__Material for the task__.
"""
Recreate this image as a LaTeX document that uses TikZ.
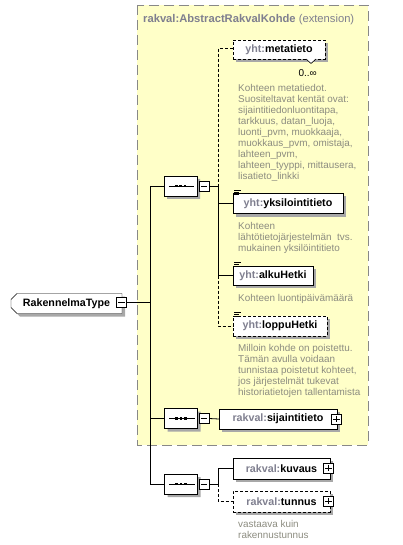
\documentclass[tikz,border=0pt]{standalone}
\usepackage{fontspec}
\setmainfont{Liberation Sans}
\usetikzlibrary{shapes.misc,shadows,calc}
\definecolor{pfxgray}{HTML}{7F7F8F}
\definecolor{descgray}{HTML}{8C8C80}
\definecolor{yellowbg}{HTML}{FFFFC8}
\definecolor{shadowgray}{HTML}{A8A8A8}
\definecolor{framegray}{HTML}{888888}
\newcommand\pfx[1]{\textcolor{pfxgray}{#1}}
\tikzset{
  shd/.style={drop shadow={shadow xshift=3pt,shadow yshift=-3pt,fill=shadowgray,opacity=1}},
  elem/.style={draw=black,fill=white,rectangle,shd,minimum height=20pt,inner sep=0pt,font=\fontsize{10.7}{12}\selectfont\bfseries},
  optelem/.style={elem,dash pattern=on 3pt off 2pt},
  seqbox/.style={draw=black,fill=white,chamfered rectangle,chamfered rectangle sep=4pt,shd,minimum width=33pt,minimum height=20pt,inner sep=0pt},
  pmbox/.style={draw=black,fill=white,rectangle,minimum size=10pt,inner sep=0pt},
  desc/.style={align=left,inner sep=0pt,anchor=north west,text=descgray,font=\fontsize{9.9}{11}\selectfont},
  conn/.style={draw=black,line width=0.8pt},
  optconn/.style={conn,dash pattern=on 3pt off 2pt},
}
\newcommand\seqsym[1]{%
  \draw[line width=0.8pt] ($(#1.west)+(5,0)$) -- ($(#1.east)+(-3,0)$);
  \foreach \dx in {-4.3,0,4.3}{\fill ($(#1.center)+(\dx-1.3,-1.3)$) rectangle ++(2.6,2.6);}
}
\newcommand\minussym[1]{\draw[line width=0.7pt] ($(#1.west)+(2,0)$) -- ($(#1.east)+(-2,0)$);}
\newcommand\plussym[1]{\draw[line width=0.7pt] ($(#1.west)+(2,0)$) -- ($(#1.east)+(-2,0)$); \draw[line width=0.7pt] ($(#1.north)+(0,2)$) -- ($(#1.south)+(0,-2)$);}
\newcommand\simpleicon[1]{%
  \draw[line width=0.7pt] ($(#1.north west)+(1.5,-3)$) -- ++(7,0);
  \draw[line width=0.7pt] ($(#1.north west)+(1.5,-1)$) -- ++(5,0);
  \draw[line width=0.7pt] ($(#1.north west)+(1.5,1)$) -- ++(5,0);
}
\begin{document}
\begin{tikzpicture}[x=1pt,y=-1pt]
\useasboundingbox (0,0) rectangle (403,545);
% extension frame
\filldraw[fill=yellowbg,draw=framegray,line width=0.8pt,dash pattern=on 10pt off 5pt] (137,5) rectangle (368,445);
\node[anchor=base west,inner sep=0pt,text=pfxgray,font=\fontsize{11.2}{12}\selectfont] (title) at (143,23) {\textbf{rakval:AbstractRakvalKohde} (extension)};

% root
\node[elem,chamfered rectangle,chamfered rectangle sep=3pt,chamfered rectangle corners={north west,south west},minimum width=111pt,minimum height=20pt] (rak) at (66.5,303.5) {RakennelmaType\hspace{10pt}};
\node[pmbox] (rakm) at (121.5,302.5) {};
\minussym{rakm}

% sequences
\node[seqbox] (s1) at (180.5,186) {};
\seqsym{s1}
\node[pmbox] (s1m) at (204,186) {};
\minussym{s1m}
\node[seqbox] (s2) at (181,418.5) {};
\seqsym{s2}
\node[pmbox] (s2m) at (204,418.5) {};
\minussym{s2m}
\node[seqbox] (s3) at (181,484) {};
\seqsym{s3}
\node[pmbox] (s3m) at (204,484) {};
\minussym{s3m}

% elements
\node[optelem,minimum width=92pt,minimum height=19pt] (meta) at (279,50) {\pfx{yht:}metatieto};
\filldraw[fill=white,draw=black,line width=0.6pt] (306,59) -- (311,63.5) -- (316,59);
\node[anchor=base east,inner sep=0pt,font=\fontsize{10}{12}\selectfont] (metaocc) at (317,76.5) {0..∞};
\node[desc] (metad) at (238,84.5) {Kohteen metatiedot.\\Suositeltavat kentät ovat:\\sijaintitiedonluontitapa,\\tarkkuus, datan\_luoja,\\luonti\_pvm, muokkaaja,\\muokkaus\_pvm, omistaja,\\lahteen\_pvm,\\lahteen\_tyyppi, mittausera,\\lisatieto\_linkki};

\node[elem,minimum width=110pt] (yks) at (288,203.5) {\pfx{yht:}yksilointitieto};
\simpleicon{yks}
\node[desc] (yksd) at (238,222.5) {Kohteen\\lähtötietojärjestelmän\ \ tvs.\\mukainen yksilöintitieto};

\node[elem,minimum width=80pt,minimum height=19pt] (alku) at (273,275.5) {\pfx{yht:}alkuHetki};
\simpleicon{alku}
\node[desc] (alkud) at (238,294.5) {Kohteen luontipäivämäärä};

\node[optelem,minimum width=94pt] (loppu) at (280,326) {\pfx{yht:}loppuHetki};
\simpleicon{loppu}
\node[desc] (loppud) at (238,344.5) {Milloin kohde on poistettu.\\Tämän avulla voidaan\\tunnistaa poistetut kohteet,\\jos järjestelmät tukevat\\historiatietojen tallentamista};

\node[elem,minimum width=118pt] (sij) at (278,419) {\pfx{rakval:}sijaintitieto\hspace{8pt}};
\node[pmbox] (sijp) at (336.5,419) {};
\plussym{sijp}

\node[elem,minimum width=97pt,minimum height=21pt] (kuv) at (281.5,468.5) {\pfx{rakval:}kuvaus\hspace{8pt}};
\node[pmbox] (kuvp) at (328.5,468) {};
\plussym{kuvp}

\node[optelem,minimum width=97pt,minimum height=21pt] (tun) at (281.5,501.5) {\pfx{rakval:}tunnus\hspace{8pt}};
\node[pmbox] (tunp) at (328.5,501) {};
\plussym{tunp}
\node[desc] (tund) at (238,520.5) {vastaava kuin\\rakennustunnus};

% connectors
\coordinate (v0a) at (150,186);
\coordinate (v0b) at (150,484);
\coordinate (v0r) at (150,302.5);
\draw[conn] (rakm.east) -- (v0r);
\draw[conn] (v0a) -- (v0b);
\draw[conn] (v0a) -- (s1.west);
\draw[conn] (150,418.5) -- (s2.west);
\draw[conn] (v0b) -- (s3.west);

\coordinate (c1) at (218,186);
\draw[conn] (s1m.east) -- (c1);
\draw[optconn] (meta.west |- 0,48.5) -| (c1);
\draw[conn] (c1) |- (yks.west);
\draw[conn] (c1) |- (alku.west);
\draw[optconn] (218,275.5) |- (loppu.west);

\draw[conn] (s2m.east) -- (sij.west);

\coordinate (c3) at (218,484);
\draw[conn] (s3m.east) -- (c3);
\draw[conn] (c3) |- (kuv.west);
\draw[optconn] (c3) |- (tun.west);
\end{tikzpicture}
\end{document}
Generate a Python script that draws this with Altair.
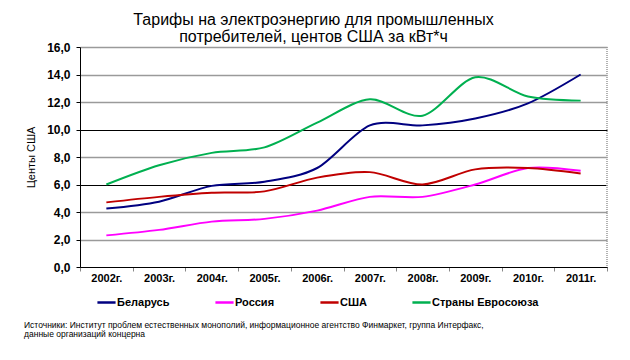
"""
__Aim of the exercise__.
Repeat the material above in full and exactly, omitting the pictures.

__Exercise solution__.
Recreate this image as a LaTeX document that uses TikZ.
\documentclass[tikz,border=0pt]{standalone}
\usepackage{fontspec}
\setmainfont{Liberation Sans}
\usetikzlibrary{shapes.misc,shadows,calc}
\definecolor{pfxgray}{HTML}{7F7F8F}
\definecolor{descgray}{HTML}{8C8C80}
\definecolor{yellowbg}{HTML}{FFFFC8}
\definecolor{shadowgray}{HTML}{A8A8A8}
\definecolor{framegray}{HTML}{888888}
\newcommand\pfx[1]{\textcolor{pfxgray}{#1}}
\tikzset{
  shd/.style={drop shadow={shadow xshift=3pt,shadow yshift=-3pt,fill=shadowgray,opacity=1}},
  elem/.style={draw=black,fill=white,rectangle,shd,minimum height=20pt,inner sep=0pt,font=\fontsize{10.7}{12}\selectfont\bfseries},
  optelem/.style={elem,dash pattern=on 3pt off 2pt},
  seqbox/.style={draw=black,fill=white,chamfered rectangle,chamfered rectangle sep=4pt,shd,minimum width=33pt,minimum height=20pt,inner sep=0pt},
  pmbox/.style={draw=black,fill=white,rectangle,minimum size=10pt,inner sep=0pt},
  desc/.style={align=left,inner sep=0pt,anchor=north west,text=descgray,font=\fontsize{9.9}{11}\selectfont},
  conn/.style={draw=black,line width=0.8pt},
  optconn/.style={conn,dash pattern=on 3pt off 2pt},
}
\newcommand\seqsym[1]{%
  \draw[line width=0.8pt] ($(#1.west)+(5,0)$) -- ($(#1.east)+(-3,0)$);
  \foreach \dx in {-4.3,0,4.3}{\fill ($(#1.center)+(\dx-1.3,-1.3)$) rectangle ++(2.6,2.6);}
}
\newcommand\minussym[1]{\draw[line width=0.7pt] ($(#1.west)+(2,0)$) -- ($(#1.east)+(-2,0)$);}
\newcommand\plussym[1]{\draw[line width=0.7pt] ($(#1.west)+(2,0)$) -- ($(#1.east)+(-2,0)$); \draw[line width=0.7pt] ($(#1.north)+(0,2)$) -- ($(#1.south)+(0,-2)$);}
\newcommand\simpleicon[1]{%
  \draw[line width=0.7pt] ($(#1.north west)+(1.5,-3)$) -- ++(7,0);
  \draw[line width=0.7pt] ($(#1.north west)+(1.5,-1)$) -- ++(5,0);
  \draw[line width=0.7pt] ($(#1.north west)+(1.5,1)$) -- ++(5,0);
}
\begin{document}
\begin{tikzpicture}[x=1pt,y=-1pt]
\useasboundingbox (0,0) rectangle (403,545);
% extension frame
\filldraw[fill=yellowbg,draw=framegray,line width=0.8pt,dash pattern=on 10pt off 5pt] (137,5) rectangle (368,445);
\node[anchor=base west,inner sep=0pt,text=pfxgray,font=\fontsize{11.2}{12}\selectfont] (title) at (143,23) {\textbf{rakval:AbstractRakvalKohde} (extension)};

% root
\node[elem,chamfered rectangle,chamfered rectangle sep=3pt,chamfered rectangle corners={north west,south west},minimum width=111pt,minimum height=20pt] (rak) at (66.5,303.5) {RakennelmaType\hspace{10pt}};
\node[pmbox] (rakm) at (121.5,302.5) {};
\minussym{rakm}

% sequences
\node[seqbox] (s1) at (180.5,186) {};
\seqsym{s1}
\node[pmbox] (s1m) at (204,186) {};
\minussym{s1m}
\node[seqbox] (s2) at (181,418.5) {};
\seqsym{s2}
\node[pmbox] (s2m) at (204,418.5) {};
\minussym{s2m}
\node[seqbox] (s3) at (181,484) {};
\seqsym{s3}
\node[pmbox] (s3m) at (204,484) {};
\minussym{s3m}

% elements
\node[optelem,minimum width=92pt,minimum height=19pt] (meta) at (279,50) {\pfx{yht:}metatieto};
\filldraw[fill=white,draw=black,line width=0.6pt] (306,59) -- (311,63.5) -- (316,59);
\node[anchor=base east,inner sep=0pt,font=\fontsize{10}{12}\selectfont] (metaocc) at (317,76.5) {0..∞};
\node[desc] (metad) at (238,84.5) {Kohteen metatiedot.\\Suositeltavat kentät ovat:\\sijaintitiedonluontitapa,\\tarkkuus, datan\_luoja,\\luonti\_pvm, muokkaaja,\\muokkaus\_pvm, omistaja,\\lahteen\_pvm,\\lahteen\_tyyppi, mittausera,\\lisatieto\_linkki};

\node[elem,minimum width=110pt] (yks) at (288,203.5) {\pfx{yht:}yksilointitieto};
\simpleicon{yks}
\node[desc] (yksd) at (238,222.5) {Kohteen\\lähtötietojärjestelmän\ \ tvs.\\mukainen yksilöintitieto};

\node[elem,minimum width=80pt,minimum height=19pt] (alku) at (273,275.5) {\pfx{yht:}alkuHetki};
\simpleicon{alku}
\node[desc] (alkud) at (238,294.5) {Kohteen luontipäivämäärä};

\node[optelem,minimum width=94pt] (loppu) at (280,326) {\pfx{yht:}loppuHetki};
\simpleicon{loppu}
\node[desc] (loppud) at (238,344.5) {Milloin kohde on poistettu.\\Tämän avulla voidaan\\tunnistaa poistetut kohteet,\\jos järjestelmät tukevat\\historiatietojen tallentamista};

\node[elem,minimum width=118pt] (sij) at (278,419) {\pfx{rakval:}sijaintitieto\hspace{8pt}};
\node[pmbox] (sijp) at (336.5,419) {};
\plussym{sijp}

\node[elem,minimum width=97pt,minimum height=21pt] (kuv) at (281.5,468.5) {\pfx{rakval:}kuvaus\hspace{8pt}};
\node[pmbox] (kuvp) at (328.5,468) {};
\plussym{kuvp}

\node[optelem,minimum width=97pt,minimum height=21pt] (tun) at (281.5,501.5) {\pfx{rakval:}tunnus\hspace{8pt}};
\node[pmbox] (tunp) at (328.5,501) {};
\plussym{tunp}
\node[desc] (tund) at (238,520.5) {vastaava kuin\\rakennustunnus};

% connectors
\coordinate (v0a) at (150,186);
\coordinate (v0b) at (150,484);
\coordinate (v0r) at (150,302.5);
\draw[conn] (rakm.east) -- (v0r);
\draw[conn] (v0a) -- (v0b);
\draw[conn] (v0a) -- (s1.west);
\draw[conn] (150,418.5) -- (s2.west);
\draw[conn] (v0b) -- (s3.west);

\coordinate (c1) at (218,186);
\draw[conn] (s1m.east) -- (c1);
\draw[optconn] (meta.west |- 0,48.5) -| (c1);
\draw[conn] (c1) |- (yks.west);
\draw[conn] (c1) |- (alku.west);
\draw[optconn] (218,275.5) |- (loppu.west);

\draw[conn] (s2m.east) -- (sij.west);

\coordinate (c3) at (218,484);
\draw[conn] (s3m.east) -- (c3);
\draw[conn] (c3) |- (kuv.west);
\draw[optconn] (c3) |- (tun.west);
\end{tikzpicture}
\end{document}
Generate a Python script that draws this with Altair.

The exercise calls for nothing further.